Born some 60 years ago at the dawn of the Cold War, NATO, the United Nations and the international trade and financial institutions are out of date - invented for a world that no longer exists.
When I was assistant secretary of state for international organizations in the first Bush term, I saw firsthand how limited the United Nations was in tackling hard problems like Iraq, Iran and North Korea.
The U.N. could do some easy things where there was consensus, but it would break down in the hard cases. The U.N. has been more an impediment than a facilitator to ending the tragedy of Darfur, and its Human Rights Council is an outright embarrassment.
NATO is still an important alliance to America, but it's a pale comparison to its former greatness.
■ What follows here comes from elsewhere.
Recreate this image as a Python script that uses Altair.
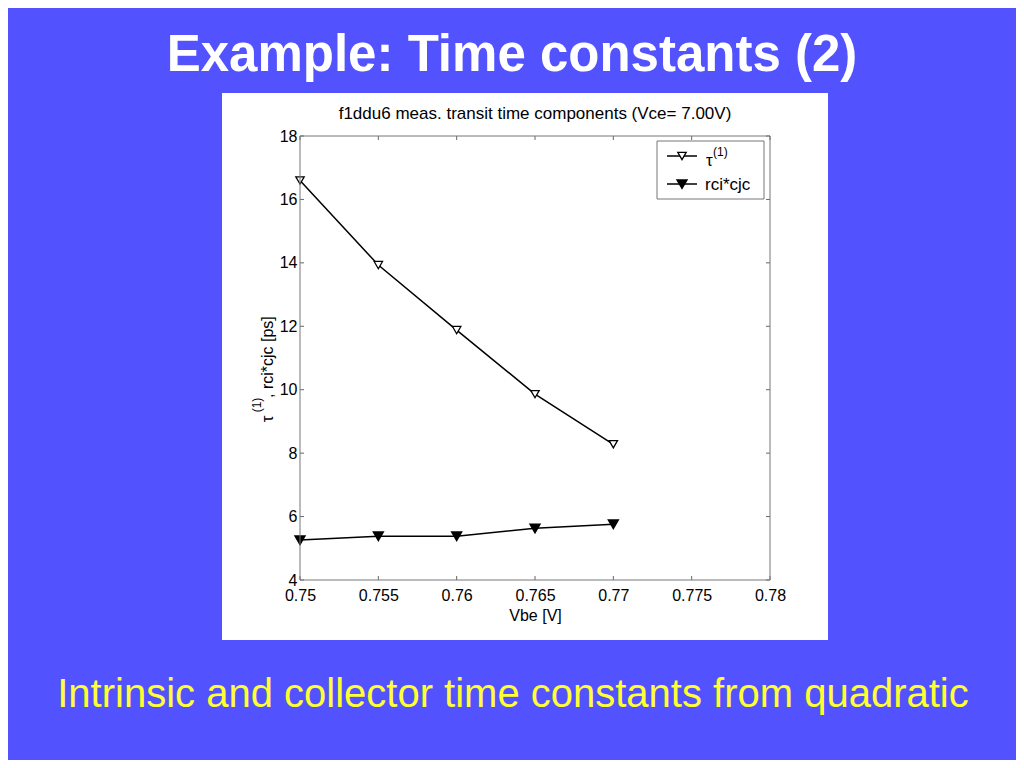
import altair as alt
import pandas as pd

vbe = [0.75, 0.755, 0.76, 0.765, 0.77]
tau1 = [16.6, 13.93, 11.88, 9.86, 8.28]
rcicjc = [5.26, 5.38, 5.38, 5.63, 5.76]
x_ticks = [0.75, 0.755, 0.76, 0.765, 0.77, 0.775, 0.78]
y_ticks = [4, 6, 8, 10, 12, 14, 16, 18]

FONT = "Liberation Sans"
BG = "#5252ff"

df = pd.DataFrame({"vbe": vbe * 2, "val": tau1 + rcicjc,
                   "series": ["tau"] * len(vbe) + ["rci*cjc"] * len(vbe)})
dft = df[df.series == "tau"]
dfr = df[df.series == "rci*cjc"]
xt = pd.DataFrame({"x": x_ticks})
yt = pd.DataFrame({"y": y_ticks})

xs = alt.Scale(domain=[0.75, 0.78], nice=False, zero=False)
ys = alt.Scale(domain=[4, 18], nice=False, zero=False)

xaxis = alt.Axis(values=x_ticks, format="~g", title="Vbe [V]", grid=False, domain=False,
                 ticks=False, labelPadding=7, labelFontSize=16, labelFont=FONT,
                 labelColor="black", titleFont=FONT, titleFontSize=16, titleFontWeight="normal",
                 titleColor="black", titlePadding=4, zindex=1, labelFlush=False)
yaxis = alt.Axis(values=y_ticks, title=None, grid=False, domain=False, ticks=False,
                 labelPadding=3, labelFontSize=16, labelFont=FONT, labelColor="black",
                 zindex=1, labelFlush=False)

panel = alt.Chart(pd.DataFrame({"a": [0]})).mark_rect(color="white").encode(
    x=alt.value(-78), x2=alt.value(528), y=alt.value(-43), y2=alt.value(504))

frame = alt.Chart(pd.DataFrame({"a": [0]})).mark_rect(fill=None, stroke="#777777", strokeWidth=1).encode(
    x=alt.value(0), x2=alt.value(470), y=alt.value(0), y2=alt.value(444))

axes_chart = alt.Chart(df).mark_point(opacity=0).encode(
    x=alt.X("vbe:Q", scale=xs, axis=xaxis),
    y=alt.Y("val:Q", scale=ys, axis=yaxis))

tick_col = "#666666"
xt_bot = alt.Chart(xt).mark_rule(color=tick_col).encode(
    x=alt.X("x:Q", scale=xs), y=alt.value(444), y2=alt.value(440))
xt_top = alt.Chart(xt).mark_rule(color=tick_col).encode(
    x=alt.X("x:Q", scale=xs), y=alt.value(0), y2=alt.value(4))
yt_left = alt.Chart(yt).mark_rule(color=tick_col).encode(
    y=alt.Y("y:Q", scale=ys), x=alt.value(0), x2=alt.value(4))
yt_right = alt.Chart(yt).mark_rule(color=tick_col).encode(
    y=alt.Y("y:Q", scale=ys), x=alt.value(466), x2=alt.value(470))

line_t = alt.Chart(dft).mark_line(color="black", strokeWidth=1.5).encode(
    x=alt.X("vbe:Q", scale=xs), y=alt.Y("val:Q", scale=ys))
pts_t = alt.Chart(dft).mark_point(shape="triangle-down", size=70, fill="white",
                                  stroke="black", strokeWidth=1.3, filled=False, opacity=1).encode(
    x=alt.X("vbe:Q", scale=xs), y=alt.Y("val:Q", scale=ys))
line_r = alt.Chart(dfr).mark_line(color="black", strokeWidth=1.5).encode(
    x=alt.X("vbe:Q", scale=xs), y=alt.Y("val:Q", scale=ys))
pts_r = alt.Chart(dfr).mark_point(shape="triangle-down", size=80, fill="black",
                                  stroke="black", filled=True, opacity=1).encode(
    x=alt.X("vbe:Q", scale=xs), y=alt.Y("val:Q", scale=ys))

one = pd.DataFrame({"a": [0]})

def txt(text, x, y, size, color="black", weight="normal", angle=0, align="center", baseline="middle"):
    return alt.Chart(one).mark_text(text=text, font=FONT, fontSize=size, color=color,
                                    fontWeight=weight, angle=angle, align=align,
                                    baseline=baseline).encode(x=alt.value(x), y=alt.value(y))

# legend
leg_box = alt.Chart(one).mark_rect(fill="white", stroke="#777777", strokeWidth=1).encode(
    x=alt.value(357), x2=alt.value(464), y=alt.value(5), y2=alt.value(63))
leg_l1 = alt.Chart(one).mark_rule(color="black", strokeWidth=1.5).encode(
    x=alt.value(367), x2=alt.value(397), y=alt.value(20))
leg_l2 = alt.Chart(one).mark_rule(color="black", strokeWidth=1.5).encode(
    x=alt.value(367), x2=alt.value(397), y=alt.value(48))
leg_p1 = alt.Chart(one).mark_point(shape="triangle-down", size=70, fill="white", stroke="black",
                                   strokeWidth=1.3, opacity=1).encode(x=alt.value(382), y=alt.value(20))
leg_p2 = alt.Chart(one).mark_point(shape="triangle-down", size=80, fill="black", stroke="black",
                                   filled=True, opacity=1).encode(x=alt.value(382), y=alt.value(48))

texts = [
    txt("Example: Time constants (2)", 212, -80, 51, color="white", weight="bold"),
    txt("Intrinsic and collector time constants from quadratic", 213, 559, 40, color="#ffff33"),
    txt("f1ddu6 meas. transit time components (Vce= 7.00V)", 235, -22, 17),
    txt("τ", 406, 25, 17, align="left"),
    txt("(1)", 413, 16, 12, align="left"),
    txt("rci*cjc", 405, 49, 17, align="left"),
    txt("τ", -32, 283, 17, angle=270),
    txt("(1)", -43, 269, 12, angle=270),
    txt(", rci*cjc [ps]", -32, 262, 16, angle=270, align="left"),
]

chart = alt.layer(
    panel, axes_chart, xt_bot, xt_top, yt_left, yt_right,
    line_t, line_r, pts_t, pts_r, frame,
    leg_box, leg_l1, leg_l2, leg_p1, leg_p2, *texts
).properties(
    width=470, height=444,
    padding={"left": 292, "top": 128, "right": 246, "bottom": 180},
    autosize=alt.AutoSizeParams(type="none"),
    background=BG,
).configure_view(stroke=None)

chart.save("out.html", embed_options={"renderer": "svg", "actions": False})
It played no role as an institution in Iraq. It is stumbling badly in Afghanistan. More and more it is the European Union - not NATO - that takes the diplomatic lead on behalf of the United States in crises, as is now being done with respect to Georgia.
The need for a new global security arrangement for truly free nations couldn't be more obvious or timely. Free nations have far more in common than what divides them.
There can be power and unity in numbers, and yet many of America's friends are institutionally strewn unconnected across the globe in disparate regional alliances or bilateral arrangements.